If still further precision on this topic be sought, it may be observed that this doctrine of the fullness of pleasure is supplementary to the doctrine that death is anesthesia. The latter may help to reconcile men to the state of being dead but it fails to compensate for the surrender of immortality. Only the possibility of having enjoyed all pleasures to the full in this life can counterbalance the relinquishment of the hope of enjoying eternal pleasures in the afterlife. This is the “true understanding” of which Epicurus speaks: “Hence the true understanding of the fact that death is nothing to us renders enjoyable the mortality of existence, not by adding infinite time but by taking away the yearning for immortality.”  What cancels the yearning for immortality is the conviction that the fullness of pleasure is possible in this mortal life. The ingenuity of this argument is undeniable; it means the victory over death and we have proof of its wide acceptance in the vigor with which St. Paul in his ardent plea to the Corinthians champions the resurrection of the dead as a new means of victory over death.

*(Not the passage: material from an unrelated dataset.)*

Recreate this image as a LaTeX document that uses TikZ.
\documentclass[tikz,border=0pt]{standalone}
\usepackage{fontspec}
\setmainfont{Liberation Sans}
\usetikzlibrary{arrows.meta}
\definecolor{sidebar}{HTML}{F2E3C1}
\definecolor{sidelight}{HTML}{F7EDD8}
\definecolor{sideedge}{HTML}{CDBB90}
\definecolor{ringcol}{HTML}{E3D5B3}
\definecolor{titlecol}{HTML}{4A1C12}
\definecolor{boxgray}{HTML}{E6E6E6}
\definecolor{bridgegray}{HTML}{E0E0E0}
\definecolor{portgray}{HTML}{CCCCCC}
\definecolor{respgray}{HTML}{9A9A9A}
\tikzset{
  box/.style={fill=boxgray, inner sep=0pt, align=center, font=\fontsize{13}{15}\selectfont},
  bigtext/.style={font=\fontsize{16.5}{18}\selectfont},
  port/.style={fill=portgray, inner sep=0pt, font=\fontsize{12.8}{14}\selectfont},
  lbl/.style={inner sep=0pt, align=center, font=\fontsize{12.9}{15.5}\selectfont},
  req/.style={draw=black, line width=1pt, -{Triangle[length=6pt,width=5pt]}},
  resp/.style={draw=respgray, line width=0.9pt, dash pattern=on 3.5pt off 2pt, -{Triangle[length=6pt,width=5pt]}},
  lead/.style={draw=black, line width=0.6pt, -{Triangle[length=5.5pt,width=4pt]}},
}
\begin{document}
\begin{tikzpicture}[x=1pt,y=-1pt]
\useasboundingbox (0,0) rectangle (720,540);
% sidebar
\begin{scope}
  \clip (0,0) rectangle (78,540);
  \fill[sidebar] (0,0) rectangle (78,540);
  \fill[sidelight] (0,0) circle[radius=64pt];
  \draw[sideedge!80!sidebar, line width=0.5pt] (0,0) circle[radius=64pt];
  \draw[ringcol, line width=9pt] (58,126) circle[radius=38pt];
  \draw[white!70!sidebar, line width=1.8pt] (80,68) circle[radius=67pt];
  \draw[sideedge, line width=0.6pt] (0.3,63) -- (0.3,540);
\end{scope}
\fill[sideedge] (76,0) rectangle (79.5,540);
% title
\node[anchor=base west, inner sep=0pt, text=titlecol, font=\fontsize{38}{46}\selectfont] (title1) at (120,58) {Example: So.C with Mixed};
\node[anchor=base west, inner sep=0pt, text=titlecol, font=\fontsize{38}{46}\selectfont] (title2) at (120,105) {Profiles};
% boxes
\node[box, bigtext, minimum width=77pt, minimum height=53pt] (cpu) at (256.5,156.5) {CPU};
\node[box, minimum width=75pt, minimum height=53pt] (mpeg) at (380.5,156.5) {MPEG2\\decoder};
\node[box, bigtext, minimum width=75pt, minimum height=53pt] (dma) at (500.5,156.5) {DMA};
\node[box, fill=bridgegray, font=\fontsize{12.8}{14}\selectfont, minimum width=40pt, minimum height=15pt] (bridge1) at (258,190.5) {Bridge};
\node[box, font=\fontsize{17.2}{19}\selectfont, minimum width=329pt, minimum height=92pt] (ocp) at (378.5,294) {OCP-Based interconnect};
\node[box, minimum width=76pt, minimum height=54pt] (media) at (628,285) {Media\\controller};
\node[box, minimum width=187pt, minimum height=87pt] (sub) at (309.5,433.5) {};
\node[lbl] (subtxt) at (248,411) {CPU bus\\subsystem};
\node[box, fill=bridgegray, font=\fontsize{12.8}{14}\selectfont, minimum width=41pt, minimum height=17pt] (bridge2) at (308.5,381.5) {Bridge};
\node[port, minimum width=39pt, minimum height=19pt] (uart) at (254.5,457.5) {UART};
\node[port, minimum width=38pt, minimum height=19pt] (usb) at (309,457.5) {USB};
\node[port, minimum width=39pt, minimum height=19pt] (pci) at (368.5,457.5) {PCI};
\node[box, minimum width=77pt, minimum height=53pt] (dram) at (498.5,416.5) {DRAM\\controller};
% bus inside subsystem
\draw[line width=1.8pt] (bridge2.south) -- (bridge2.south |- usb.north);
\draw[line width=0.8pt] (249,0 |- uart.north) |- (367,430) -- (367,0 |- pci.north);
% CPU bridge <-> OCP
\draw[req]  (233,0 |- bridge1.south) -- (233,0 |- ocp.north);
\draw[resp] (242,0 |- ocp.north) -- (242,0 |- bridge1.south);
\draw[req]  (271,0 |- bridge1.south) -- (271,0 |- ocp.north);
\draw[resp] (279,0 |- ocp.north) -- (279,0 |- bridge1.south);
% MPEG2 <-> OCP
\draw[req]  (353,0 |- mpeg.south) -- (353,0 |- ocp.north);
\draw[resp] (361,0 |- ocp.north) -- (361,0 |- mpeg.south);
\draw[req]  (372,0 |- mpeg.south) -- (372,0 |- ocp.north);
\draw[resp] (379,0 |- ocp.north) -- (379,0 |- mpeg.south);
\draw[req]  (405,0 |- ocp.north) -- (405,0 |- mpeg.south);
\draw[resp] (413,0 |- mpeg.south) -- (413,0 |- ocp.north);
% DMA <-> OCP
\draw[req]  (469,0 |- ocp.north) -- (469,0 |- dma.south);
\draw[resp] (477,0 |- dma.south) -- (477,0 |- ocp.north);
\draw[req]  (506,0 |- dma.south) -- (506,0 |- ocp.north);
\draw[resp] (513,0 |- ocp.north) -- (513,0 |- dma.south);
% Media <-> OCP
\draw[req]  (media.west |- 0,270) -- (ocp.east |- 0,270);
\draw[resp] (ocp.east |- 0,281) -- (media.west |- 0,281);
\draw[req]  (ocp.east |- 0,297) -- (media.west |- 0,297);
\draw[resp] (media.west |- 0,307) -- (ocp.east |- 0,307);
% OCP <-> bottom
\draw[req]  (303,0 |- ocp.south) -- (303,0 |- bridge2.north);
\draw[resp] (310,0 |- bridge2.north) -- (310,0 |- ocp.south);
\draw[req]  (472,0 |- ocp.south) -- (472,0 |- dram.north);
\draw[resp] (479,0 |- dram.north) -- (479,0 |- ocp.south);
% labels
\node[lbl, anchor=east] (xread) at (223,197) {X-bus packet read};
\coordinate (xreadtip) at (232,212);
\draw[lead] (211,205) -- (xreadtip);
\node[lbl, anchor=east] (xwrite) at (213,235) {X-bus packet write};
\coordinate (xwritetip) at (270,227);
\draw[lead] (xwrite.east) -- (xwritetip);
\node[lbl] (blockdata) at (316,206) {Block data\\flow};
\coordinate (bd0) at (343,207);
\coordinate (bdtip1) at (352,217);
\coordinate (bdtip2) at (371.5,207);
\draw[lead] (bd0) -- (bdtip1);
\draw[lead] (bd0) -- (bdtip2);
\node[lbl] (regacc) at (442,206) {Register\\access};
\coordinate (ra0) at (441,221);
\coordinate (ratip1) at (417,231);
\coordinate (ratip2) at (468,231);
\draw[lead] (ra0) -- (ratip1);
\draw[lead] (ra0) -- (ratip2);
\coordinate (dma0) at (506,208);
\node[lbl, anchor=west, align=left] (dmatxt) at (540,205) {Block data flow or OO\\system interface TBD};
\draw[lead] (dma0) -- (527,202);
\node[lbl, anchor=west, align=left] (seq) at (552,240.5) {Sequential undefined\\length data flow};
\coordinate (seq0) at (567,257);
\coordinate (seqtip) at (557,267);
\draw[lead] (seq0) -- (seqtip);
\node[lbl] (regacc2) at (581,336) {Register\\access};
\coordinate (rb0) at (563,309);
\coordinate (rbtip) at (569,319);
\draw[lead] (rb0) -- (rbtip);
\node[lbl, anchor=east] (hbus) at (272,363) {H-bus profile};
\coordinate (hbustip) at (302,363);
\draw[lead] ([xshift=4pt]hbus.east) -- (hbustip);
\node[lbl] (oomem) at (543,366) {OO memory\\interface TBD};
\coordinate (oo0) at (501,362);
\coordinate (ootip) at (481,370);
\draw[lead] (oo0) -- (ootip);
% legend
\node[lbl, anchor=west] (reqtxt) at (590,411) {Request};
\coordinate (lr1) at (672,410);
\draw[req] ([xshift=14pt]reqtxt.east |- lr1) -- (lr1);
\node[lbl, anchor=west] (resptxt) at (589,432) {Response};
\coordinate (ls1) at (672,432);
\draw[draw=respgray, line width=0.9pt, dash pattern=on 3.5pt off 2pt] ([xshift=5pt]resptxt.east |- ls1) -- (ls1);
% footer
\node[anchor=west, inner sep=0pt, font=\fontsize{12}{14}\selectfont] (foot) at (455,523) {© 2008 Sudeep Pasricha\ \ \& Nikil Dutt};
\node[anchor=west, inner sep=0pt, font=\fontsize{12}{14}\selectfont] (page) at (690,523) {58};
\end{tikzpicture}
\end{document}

Incidentally, without close scrutiny it is difficult to discern by what sort of logic this doctrine could be reconciled with the perfect blissfulness of the gods. If pleasure is not increased by the length of its duration, how could the lot of the gods seem more desirable than that of the mortal sage? With this problem Epicurus did not fail to deal. The topic must await detailed treatment in the ensuing chapter on the True Piety. Here it will suffice to say that the superiority of the happiness of the gods is represented as consisting in the perfect assurance of its continuance. Involved with this judgment is a startling paradox: what renders the happiness of the gods eternal is this perfect assurance of its continuance; its eternity is a result, not a factor of causation. It is a quality of life.

The paradox that ranks major to this, that happiness is not increased in magnitude by immortality, has found its way into Western thought through the literature of consolation. Obviously, if happiness is not increased by immortality, neither can it be increased by length of mortal life. The philosopher Seneca expatiates upon this inferred aspect of the doctrine, though without mentioning its source, and comforts his correspondent by dwelling feelingly upon the wisdom of measuring a human life by its achievement rather than its length.  In the course of this homily he compares the long and merely vegetative life to that of a tree and this detail survives for us in the poem of Ben Jonson which begins,

It is not growing like a tree, in bulk,
Doth make man better be.

But the last lines of the poem hark back definitely to Epicurus:

In small proportions we just beauty see
And in small measure life may perfect be.

The sentiment recurs in Christian hymnology:

He liveth long who liveth well.

Such is often the fate of Epicurus, to be quoted anonymously if approved, by name if condemned.